## Required work
Repeat, exactly and in full, the lines of the listing below, but without any pictures.

## Source data
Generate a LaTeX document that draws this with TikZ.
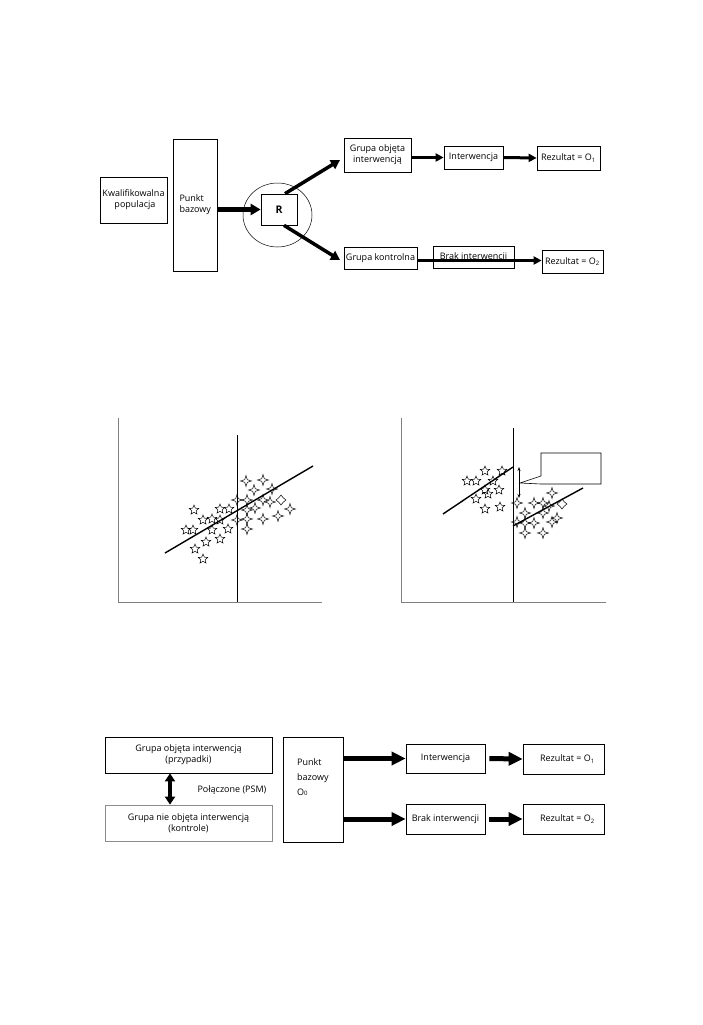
\documentclass[tikz,border=0pt]{standalone}
\usepackage{fontspec}
\setmainfont{Open Sans}
\usetikzlibrary{arrows.meta,shapes.geometric}
\begin{document}
\begin{tikzpicture}[x=1pt,y=-1pt,
  every node/.style={font=\fontsize{9}{11}\selectfont},
  box/.style={draw=black,line width=0.7pt,inner sep=1pt,align=center},
  graybox/.style={draw=black!45,line width=0.7pt,inner sep=1pt,align=center},
  arrA/.style={line width=4.5pt,-{Triangle[length=10pt,width=11pt]}},
  arrB/.style={line width=3.5pt,-{Triangle[length=9pt,width=10pt]}},
  arrE/.style={line width=3pt,-{Triangle[length=8pt,width=8pt]}},
  arrC/.style={line width=5pt,-{Triangle[length=14pt,width=13pt]}},
  arrD/.style={line width=3.5pt,{Triangle[length=8pt,width=10pt]}-{Triangle[length=8pt,width=10pt]}},
  axis/.style={draw=black!50,line width=0.9pt},
  vline/.style={draw=black,line width=1pt},
  reg/.style={draw=black,line width=1.4pt},
  stfive/.style={star,star points=5,star point ratio=2.2,draw,inner sep=0pt,minimum size=10pt,line width=0.5pt},
  stfour/.style={star,star points=4,star point ratio=3,draw,inner sep=0pt,minimum size=11pt,line width=0.5pt},
  stdia/.style={star,star points=4,star point ratio=1.6,draw,inner sep=0pt,minimum size=10pt,line width=0.5pt}
]
\useasboundingbox (0,0) rectangle (702,1025);

% ---------------- top diagram ----------------
\node[box,minimum width=67pt,minimum height=46pt,align=left] (kp) at (133.5,200)
  {Kwalifikowalna\\\hspace*{12pt}populacja};
\node[box,minimum width=44pt,minimum height=132pt,align=left,text width=31pt] (pb) at (195,205)
  {Punkt\\bazowy};
\node[draw=black,line width=0.5pt,ellipse,minimum width=69pt,minimum height=64pt] (ell) at (277.5,215) {};
\node[box,fill=white,minimum width=36pt,minimum height=31pt,font=\fontsize{10.5}{12}\selectfont\bfseries] (R) at (279,209.5) {R};
\node[box,minimum width=67pt,minimum height=34pt] (go) at (377.5,155) {Grupa objęta\\interwencją};
\node[box,minimum width=59pt,minimum height=23pt] (iw) at (473.5,157.5) {Interwencja};
\node[box,minimum width=63pt,minimum height=24pt] (r1) at (568.5,158) {Rezultat = O\textsubscript{1}};
\node[box,minimum width=73pt,minimum height=22pt] (gk) at (380.5,258) {Grupa kontrolna};
\node[box,minimum width=81pt,minimum height=22pt] (bi) at (473.5,257.5) {\raisebox{-1.5pt}[0pt][0pt]{Brak interwencji}};
\node[box,minimum width=61pt,minimum height=23pt] (r2) at (572.5,261.5) {Rezultat = O\textsubscript{2}};
\coordinate (t1) at (340,160);
\coordinate (t2) at (340,260);

\draw[arrA] (R.west -| pb.east) -- (R.west);
\draw[arrB] ([xshift=6pt]R.north) -- (t1);
\draw[arrB] ([xshift=5pt]R.south) -- (t2);
\draw[arrE] (iw.west -| go.east) -- (iw.west);
\draw[arrE] (iw.east) -- (r1.west);
\draw[arrE] ([yshift=1pt]r2.west -| gk.east) -- ([yshift=1pt]r2.west);

% ---------------- left plot ----------------
\foreach \p [count=\i] in {(194,510),(203,520),(212,519),(220,509),(229,509),(220,520),(186,530),(193,530),(212,530),(228,529),(206,542),(220,539),(195,549),(203,559)}
  \node[stfive] (la\i) at \p {};
\foreach \p [count=\i] in {(246,481),(263,480),(254,490),(272,489),(237,500),(247,500),(263,500),(270,502),(255,508),(247,510),(290,509),(237,520),(247,519),(263,519),(278,516),(247,529)}
  \node[stfour] (lb\i) at \p {};
\node[stdia] (ld) at (281,500) {};
\draw[axis] (118,418) -- (118,602) -- (322,602);
\draw[vline] (237,435) -- (237,602);
\draw[reg] (165,553) -- (313,466);

% ---------------- right plot ----------------
\foreach \p [count=\i] in {(485,471),(502,471),(467,481),(476,481),(493,481),(485,490),(488,494),(499,490),(476,499),(485,509),(500,507)}
  \node[stfive] (ra\i) at \p {};
\foreach \p [count=\i] in {(552,493),(517,503),(534,503),(543,503),(549,506),(525,513),(543,513),(517,522),(525,523),(534,523),(552,522),(557,518),(525,533),(543,533)}
  \node[stfour] (rb\i) at \p {};
\node[stdia] (rd) at (562,504) {};
\draw[axis] (401,418) -- (401,602) -- (606,602);
\draw[vline] (513,428) -- (513,602);
\draw[reg] (443,514) -- (513,467);
\draw[reg] (513,526) -- (583,488);
\coordinate (da) at (519,467);
\coordinate (db) at (519,498);
\draw[line width=0.6pt,{Stealth[length=4pt,width=3pt]}-{Stealth[length=4pt,width=3pt]}] (da) -- (db);
\draw[line width=0.6pt,fill=white] (601,453) -- (541,453) -- (541,476) -- (520,483) -- (541,484) -- (601,484) -- cycle;

% ---------------- bottom diagram ----------------
\node[box,minimum width=167pt,minimum height=36pt] (gb1) at (188.5,755) {Grupa objęta interwencją\\(przypadki)};
\node[graybox,minimum width=167pt,minimum height=36pt] (gb2) at (188.5,823) {Grupa nie objęta interwencją\\(kontrole)};
\draw[arrD] ([xshift=-18.5pt]gb1.south) -- ([xshift=-18.5pt]gb2.north);
\node[anchor=west] (psm) at (194,790) {Połączone (PSM)};
\node[box,minimum width=60pt,minimum height=105pt] (pb2) at (313,789.5) {};
\node[anchor=west,align=left,inner sep=0pt,font=\fontsize{9}{15}\selectfont] (pb2t) at (297,777) {Punkt\\bazowy\\O{\fontsize{6}{7}\selectfont 0}};
\node[box,minimum width=79pt,minimum height=29pt] (iw2) at (445.5,758.5) {Interwencja};
\node[box,minimum width=81pt,minimum height=30pt] (r3) at (563.5,759) {\hspace*{8pt}Rezultat = O\textsubscript{1}};
\node[box,minimum width=79pt,minimum height=30pt] (bi2) at (445.5,819) {Brak interwencji};
\node[box,minimum width=81pt,minimum height=30pt] (r4) at (563.5,819) {\hspace*{8pt}Rezultat = O\textsubscript{2}};
\draw[arrC] (iw2.west -| pb2.east) -- (iw2.west);
\draw[arrC] (bi2.west -| pb2.east) -- (bi2.west);
\draw[arrC,shorten <=4pt] (iw2.east) -- (r3.west);
\draw[arrC,shorten <=4pt] (bi2.east) -- (r4.west);
\end{tikzpicture}
\end{document}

## Finished task
Generate a LaTeX document that draws this with TikZ.
\documentclass[tikz,border=0pt]{standalone}
\usepackage{fontspec}
\setmainfont{Open Sans}
\usetikzlibrary{arrows.meta,shapes.geometric}
\begin{document}
\begin{tikzpicture}[x=1pt,y=-1pt,
  every node/.style={font=\fontsize{9}{11}\selectfont},
  box/.style={draw=black,line width=0.7pt,inner sep=1pt,align=center},
  graybox/.style={draw=black!45,line width=0.7pt,inner sep=1pt,align=center},
  arrA/.style={line width=4.5pt,-{Triangle[length=10pt,width=11pt]}},
  arrB/.style={line width=3.5pt,-{Triangle[length=9pt,width=10pt]}},
  arrE/.style={line width=3pt,-{Triangle[length=8pt,width=8pt]}},
  arrC/.style={line width=5pt,-{Triangle[length=14pt,width=13pt]}},
  arrD/.style={line width=3.5pt,{Triangle[length=8pt,width=10pt]}-{Triangle[length=8pt,width=10pt]}},
  axis/.style={draw=black!50,line width=0.9pt},
  vline/.style={draw=black,line width=1pt},
  reg/.style={draw=black,line width=1.4pt},
  stfive/.style={star,star points=5,star point ratio=2.2,draw,inner sep=0pt,minimum size=10pt,line width=0.5pt},
  stfour/.style={star,star points=4,star point ratio=3,draw,inner sep=0pt,minimum size=11pt,line width=0.5pt},
  stdia/.style={star,star points=4,star point ratio=1.6,draw,inner sep=0pt,minimum size=10pt,line width=0.5pt}
]
\useasboundingbox (0,0) rectangle (702,1025);

% ---------------- top diagram ----------------
\node[box,minimum width=67pt,minimum height=46pt,align=left] (kp) at (133.5,200)
  {Kwalifikowalna\\\hspace*{12pt}populacja};
\node[box,minimum width=44pt,minimum height=132pt,align=left,text width=31pt] (pb) at (195,205)
  {Punkt\\bazowy};
\node[draw=black,line width=0.5pt,ellipse,minimum width=69pt,minimum height=64pt] (ell) at (277.5,215) {};
\node[box,fill=white,minimum width=36pt,minimum height=31pt,font=\fontsize{10.5}{12}\selectfont\bfseries] (R) at (279,209.5) {R};
\node[box,minimum width=67pt,minimum height=34pt] (go) at (377.5,155) {Grupa objęta\\interwencją};
\node[box,minimum width=59pt,minimum height=23pt] (iw) at (473.5,157.5) {Interwencja};
\node[box,minimum width=63pt,minimum height=24pt] (r1) at (568.5,158) {Rezultat = O\textsubscript{1}};
\node[box,minimum width=73pt,minimum height=22pt] (gk) at (380.5,258) {Grupa kontrolna};
\node[box,minimum width=81pt,minimum height=22pt] (bi) at (473.5,257.5) {\raisebox{-1.5pt}[0pt][0pt]{Brak interwencji}};
\node[box,minimum width=61pt,minimum height=23pt] (r2) at (572.5,261.5) {Rezultat = O\textsubscript{2}};
\coordinate (t1) at (340,160);
\coordinate (t2) at (340,260);

\draw[arrA] (R.west -| pb.east) -- (R.west);
\draw[arrB] ([xshift=6pt]R.north) -- (t1);
\draw[arrB] ([xshift=5pt]R.south) -- (t2);
\draw[arrE] (iw.west -| go.east) -- (iw.west);
\draw[arrE] (iw.east) -- (r1.west);
\draw[arrE] ([yshift=1pt]r2.west -| gk.east) -- ([yshift=1pt]r2.west);

% ---------------- left plot ----------------
\foreach \p [count=\i] in {(194,510),(203,520),(212,519),(220,509),(229,509),(220,520),(186,530),(193,530),(212,530),(228,529),(206,542),(220,539),(195,549),(203,559)}
  \node[stfive] (la\i) at \p {};
\foreach \p [count=\i] in {(246,481),(263,480),(254,490),(272,489),(237,500),(247,500),(263,500),(270,502),(255,508),(247,510),(290,509),(237,520),(247,519),(263,519),(278,516),(247,529)}
  \node[stfour] (lb\i) at \p {};
\node[stdia] (ld) at (281,500) {};
\draw[axis] (118,418) -- (118,602) -- (322,602);
\draw[vline] (237,435) -- (237,602);
\draw[reg] (165,553) -- (313,466);

% ---------------- right plot ----------------
\foreach \p [count=\i] in {(485,471),(502,471),(467,481),(476,481),(493,481),(485,490),(488,494),(499,490),(476,499),(485,509),(500,507)}
  \node[stfive] (ra\i) at \p {};
\foreach \p [count=\i] in {(552,493),(517,503),(534,503),(543,503),(549,506),(525,513),(543,513),(517,522),(525,523),(534,523),(552,522),(557,518),(525,533),(543,533)}
  \node[stfour] (rb\i) at \p {};
\node[stdia] (rd) at (562,504) {};
\draw[axis] (401,418) -- (401,602) -- (606,602);
\draw[vline] (513,428) -- (513,602);
\draw[reg] (443,514) -- (513,467);
\draw[reg] (513,526) -- (583,488);
\coordinate (da) at (519,467);
\coordinate (db) at (519,498);
\draw[line width=0.6pt,{Stealth[length=4pt,width=3pt]}-{Stealth[length=4pt,width=3pt]}] (da) -- (db);
\draw[line width=0.6pt,fill=white] (601,453) -- (541,453) -- (541,476) -- (520,483) -- (541,484) -- (601,484) -- cycle;

% ---------------- bottom diagram ----------------
\node[box,minimum width=167pt,minimum height=36pt] (gb1) at (188.5,755) {Grupa objęta interwencją\\(przypadki)};
\node[graybox,minimum width=167pt,minimum height=36pt] (gb2) at (188.5,823) {Grupa nie objęta interwencją\\(kontrole)};
\draw[arrD] ([xshift=-18.5pt]gb1.south) -- ([xshift=-18.5pt]gb2.north);
\node[anchor=west] (psm) at (194,790) {Połączone (PSM)};
\node[box,minimum width=60pt,minimum height=105pt] (pb2) at (313,789.5) {};
\node[anchor=west,align=left,inner sep=0pt,font=\fontsize{9}{15}\selectfont] (pb2t) at (297,777) {Punkt\\bazowy\\O{\fontsize{6}{7}\selectfont 0}};
\node[box,minimum width=79pt,minimum height=29pt] (iw2) at (445.5,758.5) {Interwencja};
\node[box,minimum width=81pt,minimum height=30pt] (r3) at (563.5,759) {\hspace*{8pt}Rezultat = O\textsubscript{1}};
\node[box,minimum width=79pt,minimum height=30pt] (bi2) at (445.5,819) {Brak interwencji};
\node[box,minimum width=81pt,minimum height=30pt] (r4) at (563.5,819) {\hspace*{8pt}Rezultat = O\textsubscript{2}};
\draw[arrC] (iw2.west -| pb2.east) -- (iw2.west);
\draw[arrC] (bi2.west -| pb2.east) -- (bi2.west);
\draw[arrC,shorten <=4pt] (iw2.east) -- (r3.west);
\draw[arrC,shorten <=4pt] (bi2.east) -- (r4.west);
\end{tikzpicture}
\end{document}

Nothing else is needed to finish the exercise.